The state Department of Natural Resources knows of at least two other derelict ships on the lower Columbia.
However, state and Coast Guard officials say there is little they can do — until a wayward vessel directly threatens public safety or the environment.
“How do we hold somebody accountable who starts illegally scrapping a boat in the middle of the Columbia River?” said Bryan Flint, the DNR’s communications director in Olympia. “Now we’ve got a catastrophic failure because of his actions, and he walks away.”
State spill-response specialists discovered the severely damaged boat on Jan. 20.
On Jan. 27, just three days after the Coast Guard assumed Simpson had complied with an order to remove the hazard, state spill-responders traced a new 15-mile-long oil sheen from near the Port of Vancouver all the way upriver to the Davy Crockett.
Since then, the response has been federalized.
Officials said that Simpson, who was initially working cooperatively with the Coast Guard, is no longer involved in the cleanup and recovery. The Coast Guard is tapping $3.5 million from the Oil Spill Liability Trust Fund, a federal fund created by a tax on petroleum products.
The boat was launched in Texas in 1942 as the same kind of Liberty ship turned out by the hundreds in Vancouver during World War II.
Kiewit Corp. bought it in 1969, said Kent Grisham, a company spokesman in Omaha, Neb.
Grisham said its superstructure had already been dismantled by that time, so Kiewit fitted it with a diesel-powered crane and put it in use as a derrick barge. In 1993, he said, the company moved it from the San Francisco Bay area to its present resting spot on the Columbia River.
Kiewit sold the vessel in 1998 to General Construction Co., which took the crane off the deck.
Grisham said that General Construction, which later became a Kiewit subsidiary, immediately sold the underlying barge to Bellevue-based Port Gardner Tug & Barge Inc.
“It’s never moved in that time frame,” Grisham said.
Four years after Kiewit sold the vessel, company officials in Vancouver began to grow concerned.

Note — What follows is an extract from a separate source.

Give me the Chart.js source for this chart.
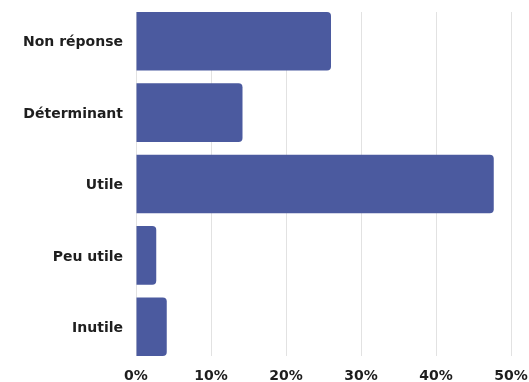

In 2003, General Construction Co. sent a letter to the U.S. Coast Guard in Portland noting that the vessel appeared to be abandoned.
“Based on our observations from the nearby highway, we are concerned that if the vessel or its mooring lines are not being properly tended, the vessel might become a hazard, given the effects of rain or other weather or river conditions,” company president Ronald H. Morford wrote in the letter dated March 11, 2003.
Morford noted that General Construction had tried without success to reach Port Gardner company officials.
Coast Guard Petty Officer Kelly Parker said a check of the agency’s records gives no indication as to how the issue was resolved.
“There’s nothing that shows … that it did cause a hazard to navigation,” Parker said.
The following year, the state Department of Natural Resources sent a letter to Port Gardner owner Mike Church noting that the vessel was illegally moored on state-owned aquatic lands. The letter gave Church one month to remove the ship, or, the letter warned, Church would be charged an unauthorized use and occupancy fee. Flint said the fee would be $170 per month.
Despite the tough talk, nothing happened.
“Obviously, the boat was still there,” The DNR’s Flint said, “so I don’t think there was much of a response.”
In April of 2009, the state Department of Ecology responded to concerns about oil leaking from the vessel. The agency reported that the Coast Guard ordered the owner to remove bulk oil and other hazardous materials discovered onboard the ship.
Now taxpayers are on the hook for a $3.5 million recovery effort.
Flint, with the DNR, acknowledged the saga of the Davy Crockett illustrates how old deteriorating vessels can fall between the cracks.
“We should have some sort of process to either create stronger liability for the owners or retire these ships in some way that’s safer,” he said. “How do we make sure this doesn’t turn into a floating garbage dump?”